Similar to my zenfill coasters, this creates a zen scene out of plastic and the creative misuse of slicer settings.
Works with Bambu Studio, Bambu P1P, and Bambu AMS. Untested with any other setups. Unlike the zenfill coasters, I don't have this one in parts for non-AMS printing.
There is a base and two scenes:
- 000 - just the base sand, center, and frame.
- 001 - A simple scene with a path, rocks, and trees, 4/5 colors
- 002 - A shipwreched benchy on a rocky beach 4/5 color scene.
- see below for how to do 5 colors with 1 ams
All objects added to the scene are create with slicer primatives.

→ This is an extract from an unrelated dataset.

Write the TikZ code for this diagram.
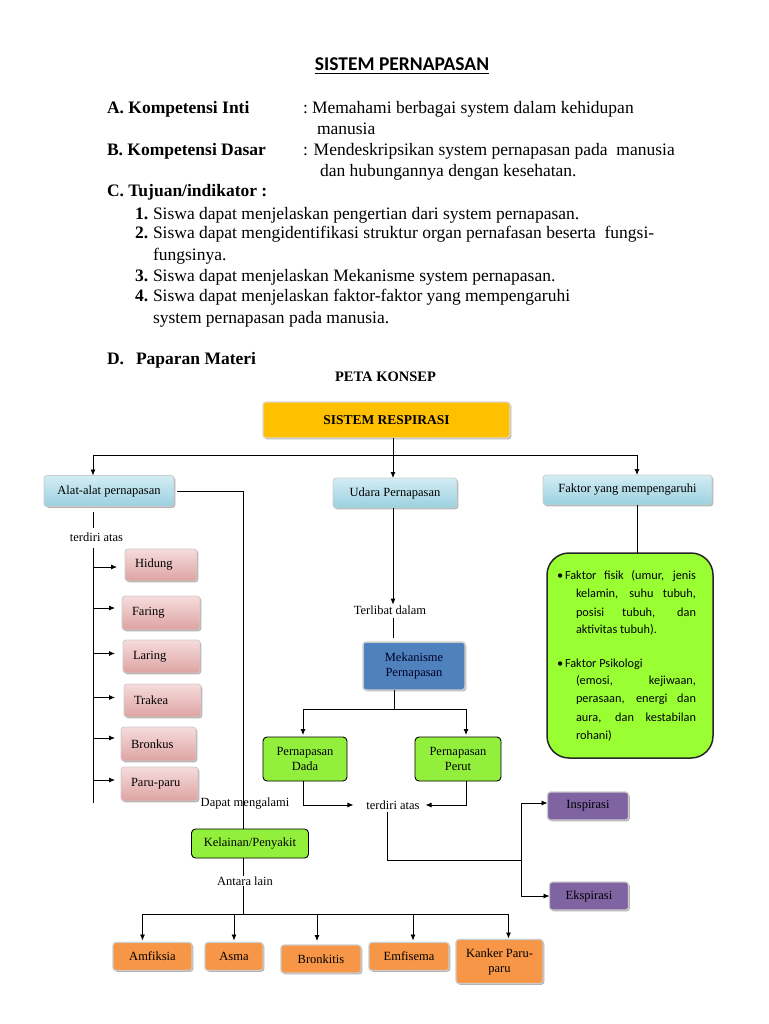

The scene is built on golden ratio chords: 180mm frame, 68.75mm center, 26.26 mm bushes cut at 10.03 mm, 16.23mm stones cut at 6.2mm, and 16.23mm stepping stones.
For the 5 color scene, assuming you only have one AMS:
- Set sand and stone (colors 2 and 6 in my scenes) to the AMS slot with the sand color
- Set a pause at the start of the first stone layer (layer 16), remove the sand filament and put the stone filament in its spot.
- For a rocky beach / pebbles on sand effect, do the same but on layer 15. This gets one layer of grey on top of the sand.
- Theoretically you could extend this to a sixth color by swapping the center color and top colors too.
Notes if you want to create your own scene:
- See the linked zenfill coasters for ideas on different infill patterns for fire, air, etc.
- If you add an object then group it with the sand, the slicer will create a pattern around it.
- If you group the object with an empty cylinder then move its z height up by 3mm you can trick the slicer as follows:
- The stepping stones are 0.6mm assembled grouped with 3mm tall by 0.5mm diameter cylinders. The stone's z height is then increased by 3mm (the height of the sand) the lower cylinder is set to one bottom layer, then entirely hollow with 0% infill and 0 top shells. The lower cylinders are set to sand color.
- The slicer complains, but will still move forward. The printer then puts a 0.5mm dot at the base of each stepping stone. These dots are integrated into the rest of the base layer without much/any issue.
- No other techniques I've tried have worked to put the stepping stones on top of the sand without affecting the sand pattern. But if you know of a way to do this in bambu/orca, please let me know. This is extraordinarily hacky.